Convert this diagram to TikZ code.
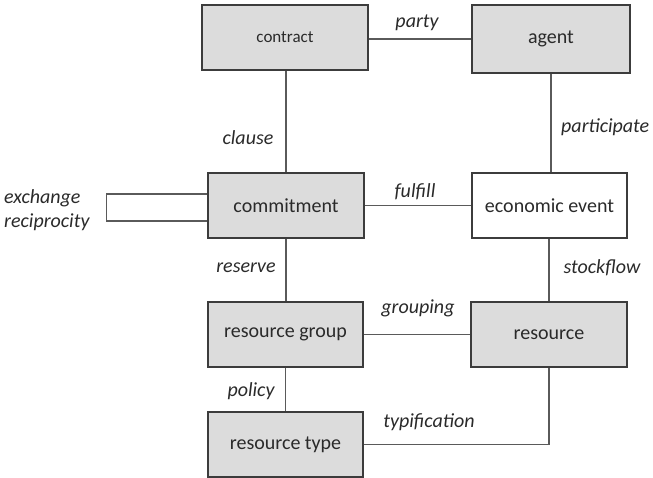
\documentclass[tikz,border=0pt]{standalone}
\usepackage{fontspec}
\setmainfont{Carlito}
\usetikzlibrary{calc}
\definecolor{boxfill}{HTML}{DCDCDC}
\definecolor{boxline}{HTML}{3C3C3C}
\definecolor{wire}{HTML}{5A5A5A}
\definecolor{ink}{HTML}{2A2A2A}
\tikzset{
  entity/.style={draw=boxline, line width=1.4pt, fill=boxfill, rectangle,
    minimum width=156pt, minimum height=65pt, inner sep=0pt, text=ink,
    font=\fontsize{20}{24}\selectfont},
  link/.style={draw=wire, line width=1.4pt},
  rel/.style={font=\fontsize{20}{24}\selectfont\itshape, text=ink, inner sep=0pt}
}
\begin{document}
\begin{tikzpicture}[x=1pt,y=-1pt]
\useasboundingbox (0,0) rectangle (653,477);
% entities
\node[entity, minimum width=166pt, font=\fontsize{17}{20}\selectfont] (contract) at (285,37.5) {contract};
\node[entity, minimum width=158pt, minimum height=68pt] (agent) at (551,39) {agent};
\node[entity] (commitment) at (286,205.5) {commitment};
\node[entity, fill=white, minimum width=155pt] (event) at (549.5,205.5) {economic event};
\node[entity, minimum width=155pt] (group) at (285.5,334.5) {resource group};
\node[entity] (resource) at (549,334.5) {resource};
\node[entity, minimum width=155pt] (rtype) at (285.5,444.5) {resource type};
% relationships
\draw[link] (agent.west -| contract.east) -- (agent.west);
\draw[link] (commitment.north |- contract.south) -- (commitment.north);
\draw[link] (agent.south) -- (agent.south |- event.north);
\draw[link] (commitment.east) -- (event.west);
\draw[link] ($(commitment.west)+(0,-11.5)$) -- ++(-101,0) -- ++(0,27) -- ++(101,0);
\draw[link] (commitment.south) -- (commitment.south |- group.north);
\draw[link] (resource.north |- event.south) -- (resource.north);
\draw[link] (group.east) -- (resource.west);
\draw[link] (group.south) -- (group.south |- rtype.north);
\draw[link] (rtype.east) -| (resource.south);
% relationship names
\node[rel] (lparty) at (417,23) {party};
\node[rel] (lclause) at (248,138) {clause};
\node[rel, anchor=west] (lpart) at (561,127) {participate};
\node[rel] (lfulfill) at (415,192) {fulfill};
\node[rel, anchor=west] (lexch) at (4,198) {exchange};
\node[rel, anchor=west] (lrecip) at (4,222) {reciprocity};
\node[rel] (lreserve) at (246,268) {reserve};
\node[rel] (lstock) at (602,268) {stockflow};
\node[rel] (lgroup) at (418,308) {grouping};
\node[rel] (lpolicy) at (251,391) {policy};
\node[rel] (ltypif) at (429,422) {typification};
\end{tikzpicture}
\end{document}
◆ ◆ ◆ ◆
◆ What the exercise asks ◆
Without the pictures, output the full listing exactly as it stands.

◆ Solution to this problem ◆
Convert this diagram to TikZ code.
\documentclass[tikz,border=0pt]{standalone}
\usepackage{fontspec}
\setmainfont{Carlito}
\usetikzlibrary{calc}
\definecolor{boxfill}{HTML}{DCDCDC}
\definecolor{boxline}{HTML}{3C3C3C}
\definecolor{wire}{HTML}{5A5A5A}
\definecolor{ink}{HTML}{2A2A2A}
\tikzset{
  entity/.style={draw=boxline, line width=1.4pt, fill=boxfill, rectangle,
    minimum width=156pt, minimum height=65pt, inner sep=0pt, text=ink,
    font=\fontsize{20}{24}\selectfont},
  link/.style={draw=wire, line width=1.4pt},
  rel/.style={font=\fontsize{20}{24}\selectfont\itshape, text=ink, inner sep=0pt}
}
\begin{document}
\begin{tikzpicture}[x=1pt,y=-1pt]
\useasboundingbox (0,0) rectangle (653,477);
% entities
\node[entity, minimum width=166pt, font=\fontsize{17}{20}\selectfont] (contract) at (285,37.5) {contract};
\node[entity, minimum width=158pt, minimum height=68pt] (agent) at (551,39) {agent};
\node[entity] (commitment) at (286,205.5) {commitment};
\node[entity, fill=white, minimum width=155pt] (event) at (549.5,205.5) {economic event};
\node[entity, minimum width=155pt] (group) at (285.5,334.5) {resource group};
\node[entity] (resource) at (549,334.5) {resource};
\node[entity, minimum width=155pt] (rtype) at (285.5,444.5) {resource type};
% relationships
\draw[link] (agent.west -| contract.east) -- (agent.west);
\draw[link] (commitment.north |- contract.south) -- (commitment.north);
\draw[link] (agent.south) -- (agent.south |- event.north);
\draw[link] (commitment.east) -- (event.west);
\draw[link] ($(commitment.west)+(0,-11.5)$) -- ++(-101,0) -- ++(0,27) -- ++(101,0);
\draw[link] (commitment.south) -- (commitment.south |- group.north);
\draw[link] (resource.north |- event.south) -- (resource.north);
\draw[link] (group.east) -- (resource.west);
\draw[link] (group.south) -- (group.south |- rtype.north);
\draw[link] (rtype.east) -| (resource.south);
% relationship names
\node[rel] (lparty) at (417,23) {party};
\node[rel] (lclause) at (248,138) {clause};
\node[rel, anchor=west] (lpart) at (561,127) {participate};
\node[rel] (lfulfill) at (415,192) {fulfill};
\node[rel, anchor=west] (lexch) at (4,198) {exchange};
\node[rel, anchor=west] (lrecip) at (4,222) {reciprocity};
\node[rel] (lreserve) at (246,268) {reserve};
\node[rel] (lstock) at (602,268) {stockflow};
\node[rel] (lgroup) at (418,308) {grouping};
\node[rel] (lpolicy) at (251,391) {policy};
\node[rel] (ltypif) at (429,422) {typification};
\end{tikzpicture}
\end{document}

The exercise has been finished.